The Logic of Anti-War Rioting

If you’ve ever participated in a riot, especially one for peace, please speak up and correct me, because I’m about to go out on a limb here and call this weekend’s riots in Strasbourg, France, at the NATO summit, something worse than a contradiction: they’re pitiful.
From the outset, I’m no hawk. Nor am I a pacifist. I’m also open to persuasion about war in general, and about NATO in particular. But I can imagine why people wanted to protest. They might believe, for instance,
- That NATO wages war unnecessarily;
- That NATO makes Europe less safe;
Or more cosmically,
- That NATO is a machine to secure global capitalism.
Or maybe they just wanted to burn a hotel to the ground.
Again, correct me if this is a misrepresentation. As someone who came of age in a non-NATO country in Western Europe during the cold war, I personally tend to credit NATO with keeping the Soviets out of the region. So while I may sympathize with peacemaking efforts, I’m not sure the NATO summit is the best symbolic event for the cause.

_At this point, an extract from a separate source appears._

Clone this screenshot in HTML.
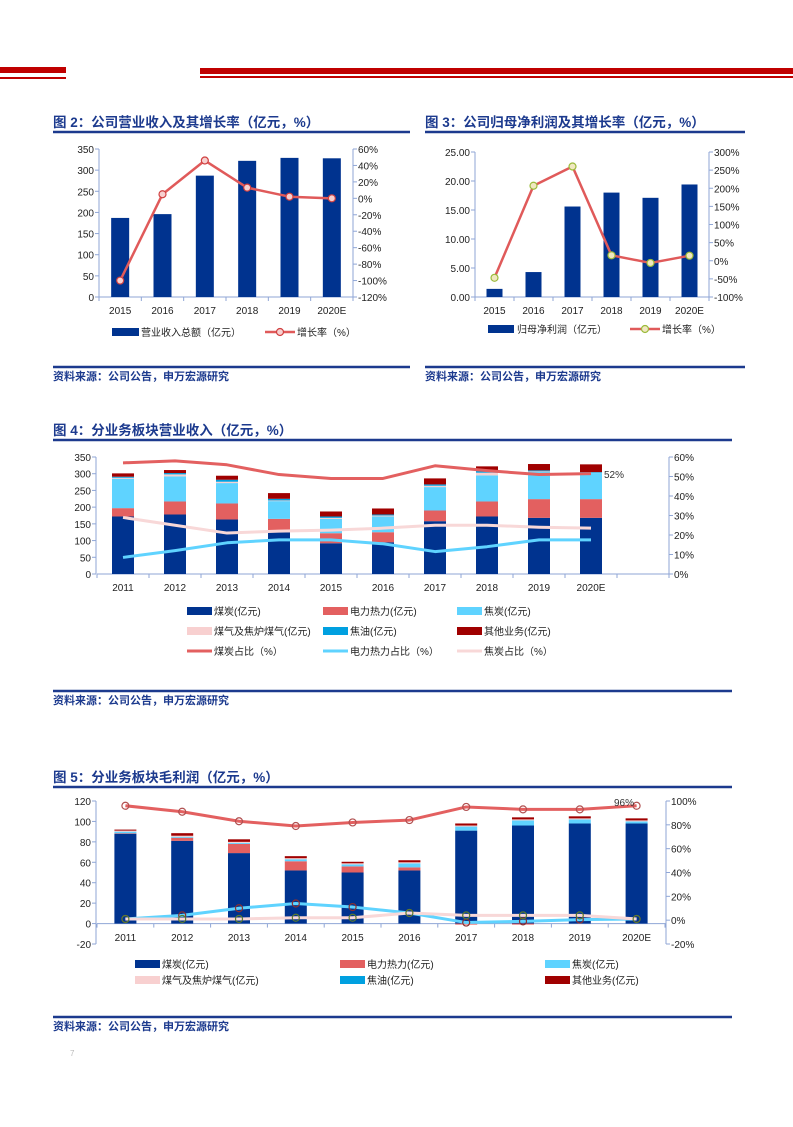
<!DOCTYPE html><html><head><meta charset="utf-8"><style>
body{margin:0;background:#fff;width:793px;height:1122px;overflow:hidden}
svg text{font-family:"Liberation Sans","Noto Sans CJK SC",sans-serif}
</style></head><body>
<svg id="s" width="793" height="1122" xmlns="http://www.w3.org/2000/svg">
<rect x="0" y="67" width="66" height="6" fill="#c00000"/><rect x="0" y="77" width="66" height="2" fill="#c00000"/>
<rect x="200" y="68" width="593" height="6" fill="#c00000"/><rect x="200" y="76" width="593" height="2" fill="#c00000"/>
</svg>
<script>
const S=document.getElementById('s');let h='';
const N='#1c3a8e',AX='#8fa6d6',BAR='#00338f';
function t(x,y,s,o={}){h+=`<text x="${x}" y="${y}" font-size="${o.fs||10}" fill="${o.c||'#222'}" text-anchor="${o.a||'start'}" font-weight="${o.w||'normal'}">${s}</text>`}
function l(x1,y1,x2,y2,c,w){h+=`<line x1="${x1}" y1="${y1}" x2="${x2}" y2="${y2}" stroke="${c}" stroke-width="${w||1}"/>`}
function r(x,y,w,hh,c){if(hh<0){y+=hh;hh=-hh}h+=`<rect x="${x}" y="${y}" width="${w}" height="${hh}" fill="${c}"/>`}
function pl(pts,c,w){h+=`<polyline points="${pts.map(p=>p.join(',')).join(' ')}" fill="none" stroke="${c}" stroke-width="${w}" stroke-linejoin="round"/>`}
function ci(x,y,c,f){h+=`<circle cx="${x}" cy="${y}" r="3.5" fill="${f||'none'}" stroke="${c}" stroke-width="1.2"/>`}
function title(x,y,x2,s){t(x,y,s,{fs:13.5,c:N,w:'bold'});l(x,y+5,x2,y+5,N,2.5)}
function src(x,y,x2){l(x,y-13,x2,y-13,N,2.5);t(x,y,'资料来源：公司公告，申万宏源研究',{fs:11,c:N,w:'bold'})}
function axes(L,R,T,B,lt,rt,cats,x0,cw,xLabY,extraTicks){
 l(L,T,L,B,AX);l(R,T,R,B,AX);
 lt.forEach(([v,y])=>{l(L-4,y,L,y,AX);t(L-5,y+4,v,{a:'end'})});
 rt.forEach(([v,y])=>{l(R,y,R+4,y,AX);t(R+5,y+4,v)});
 const n=cats.length+(extraTicks||0);
 for(let i=0;i<=n;i++)l(x0+i*cw,xLabY.axis,x0+i*cw,xLabY.axis+4,AX);
 l(x0,xLabY.axis,R,xLabY.axis,AX);
 cats.forEach((c,i)=>t(x0+cw*(i+.5),xLabY.y,c,{a:'middle'}));
}
title(53,127,410,'图 2：公司营业收入及其增长率（亿元，%）');
{const L=99,R=353,T=149,B=297,cw=(R-L)/6,yl=v=>B-(v/350)*(B-T),yr=v=>B-((v+120)/180)*(B-T);
const cats=['2015','2016','2017','2018','2019','2020E'];
axes(L,R,T,B,[0,50,100,150,200,250,300,350].map(v=>[v,yl(v)]),[-120,-100,-80,-60,-40,-20,0,20,40,60].map(v=>[v+'%',yr(v)]),cats,L,cw,{axis:B,y:314});
const bv=[187,196,287,322,329,328],g=[-100,5,46,13,2,0];
bv.forEach((v,i)=>r(L+cw*(i+.5)-9,yl(v),18,B-yl(v),BAR));
const p=g.map((v,i)=>[L+cw*(i+.5),yr(v)]);pl(p,'#e05a5a',2.5);p.forEach(q=>ci(q[0],q[1],'#d04040','#f7d0d0'));
r(112,328,27,8,BAR);t(141,336,'营业收入总额（亿元）');l(265,332,295,332,'#e05a5a',2.5);ci(280,332,'#d04040','#f7d0d0');t(297,336,'增长率（%）');}
src(53,380,410);
title(425,127,745,'图 3：公司归母净利润及其增长率（亿元，%）');
{const L=475,R=709,T=152,B=297,cw=(R-L)/6,yl=v=>B-(v/25)*(B-T),yr=v=>B-((v+100)/400)*(B-T);
const cats=['2015','2016','2017','2018','2019','2020E'];
axes(L,R,T,B,[0,5,10,15,20,25].map(v=>[v.toFixed(2),yl(v)]),[-100,-50,0,50,100,150,200,250,300].map(v=>[v+'%',yr(v)]),cats,L,cw,{axis:B,y:314});
const bv=[1.4,4.3,15.6,18,17.1,19.4],g=[-47,207,260,15,-6,14];
bv.forEach((v,i)=>r(L+cw*(i+.5)-8,yl(v),16,B-yl(v),BAR));
const p=g.map((v,i)=>[L+cw*(i+.5),yr(v)]);pl(p,'#e05a5a',2.5);p.forEach(q=>ci(q[0],q[1],'#9bbb3b','#f0e8c0'));
r(488,325,26,8,BAR);t(517,333,'归母净利润（亿元）');l(630,329,660,329,'#e05a5a',2.5);ci(645,329,'#9bbb3b','#f0e8c0');t(662,333,'增长率（%）');}
src(425,380,745);
const SC=['#00338f','#e36060','#5fd3ff','#f8d0d0','#00a0e0','#a00000'];
title(53,435,732,'图 4：分业务板块营业收入（亿元，%）');
{const L=96,R=669,T=457,B=574,cw=52,x0=97,yl=v=>B-(v/350)*(B-T),yr=v=>B-(v/60)*(B-T);
const cats=['2011','2012','2013','2014','2015','2016','2017','2018','2019','2020E'];
axes(L,R,T,B,[0,50,100,150,200,250,300,350].map(v=>[v,yl(v)]),[0,10,20,30,40,50,60].map(v=>[v+'%',yr(v)]),cats,x0,cw,{axis:B,y:591},1);
const d=[[172,197,285,288,291,301],[178,217,292,298,302,311],[163,211,272,276,282,294],[125,165,218,220,225,242],[92,122,165,168,172,187],[95,125,172,175,178,196],[158,190,260,264,268,286],[172,217,295,303,308,322],[168,224,305,307,310,329],[168,224,302,303,305,328]];
d.forEach((a,i)=>{let prev=0;a.forEach((v,k)=>{r(x0+cw*(i+.5)-11,yl(v),22,yl(prev)-yl(v),SC[k]);prev=v})});
const lines=[[[57,58,56,51,49,49,55.5,53,51,51.5],'#e36060'],[[8.5,12,16,17.5,17.5,15.5,11.5,14,17.5,17.5],'#5fd3ff'],[[29,25,21,22,22.5,23.5,25,25,24,23.5],'#f8d8d8']];
lines.forEach(([v,c])=>pl(v.map((y,i)=>[x0+cw*(i+.5),yr(y)]),c,3));
t(604,478,'52%',{c:'#333'});
const lg=[['煤炭(亿元)','r',SC[0]],['电力热力(亿元)','r',SC[1]],['焦炭(亿元)','r',SC[2]],['煤气及焦炉煤气(亿元)','r',SC[3]],['焦油(亿元)','r',SC[4]],['其他业务(亿元)','r',SC[5]],['煤炭占比（%）','l','#e36060'],['电力热力占比（%）','l','#5fd3ff'],['焦炭占比（%）','l','#f8d8d8']];
lg.forEach(([s,k,c],i)=>{const x=[187,323,457][i%3],y=611+20*Math.floor(i/3);if(k=='r')r(x,y-4,25,8,c);else l(x,y,x+25,y,c,3);t(x+27,y+4,s)});}
src(53,704,732);
title(53,782,732,'图 5：分业务板块毛利润（亿元，%）');
{const L=96,R=666,T=801,B=944,x0=97,cw=56.8,yl=v=>B-((v+20)/140)*(B-T),yr=v=>B-((v+20)/120)*(B-T);
const cats=['2011','2012','2013','2014','2015','2016','2017','2018','2019','2020E'];
axes(L,R,T,B,[-20,0,20,40,60,80,100,120].map(v=>[v,yl(v)]),[-20,0,20,40,60,80,100].map(v=>[v+'%',yr(v)]),cats,x0,cw,{axis:yl(0),y:941});
const d=[[88,88.5,90,91,91,92],[81,84,85,86,86,88.5],[69,78,79,80,80,82.5],[52,61,63,64,64,66],[50,56,58,59,59,60.5],[52,55,59,60,60,62],[91,91,95,96,96,98],[96,96,101,102,102,104],[98,98,102,103,103,105],[98,98,100,101,101,103]];
d.forEach((a,i)=>{let prev=0;a.forEach((v,k)=>{r(x0+cw*(i+.5)-11,yl(v),22,yl(prev)-yl(v),SC[k]);prev=v})});
[6,7].forEach(i=>r(x0+cw*(i+.5)-11,yl(0),22,yl(-1)-yl(0),SC[1]));
const lines=[[[96,91,83,79,82,84,95,93,93,96],'#e36060','#b05050'],[[1,4,10,14,11,6,-2,-1,0.5,1],'#5fd3ff','#8a3030'],[[1,1,1,2,2,6,4,4,4,1],'#f8d8d8','#5a7a30']];
lines.forEach(([v,c,m])=>{const p=v.map((y,i)=>[x0+cw*(i+.5),yr(y)]);pl(p,c,3);p.forEach(q=>ci(q[0],q[1],m))});
t(614,806,'96%',{c:'#333'});
const lg=['煤炭(亿元)','电力热力(亿元)','焦炭(亿元)','煤气及焦炉煤气(亿元)','焦油(亿元)','其他业务(亿元)'];
lg.forEach((s,i)=>{const x=[135,340,545][i%3],y=964+16*Math.floor(i/3);r(x,y-4,25,8,SC[i]);t(x+27,y+4,s)});}
src(53,1030,732);
t(70,1056,'7',{fs:8,c:'#bbb'});
S.insertAdjacentHTML('beforeend',h);
</script>
</body></html>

But was it about peace at all? Looking through flickr pages on the subject, I see two causes falsely conflated by the demonstrators:
- The revolutionary struggle for Socialism, and
- The struggle to abolish war.
The violence—the destruction, vandalism, and arson tends to suggest that the latter was primary in the minds of the rioters: the way to abolish war is to install a revolutionary socialist society.
But is there a deeper logic? Slavoj Žižek has recently dusted off an old psychological term, passage à l’acte, or acting out, to shed some light on violence of this sort: as with the tantrums of a two-year-old, some violence is less an expression of power than an expression of powerlessness.
That is, people smash things, not in order to bring about the revolution (though that may be what they’d claim to be doing), but in order to express their frustration at their own impotence at bringing about the revolution.
Is that too condescending? Perhaps. But Anti-war riots are full of condescension, and contradictions. I’d love some help here. Got insight?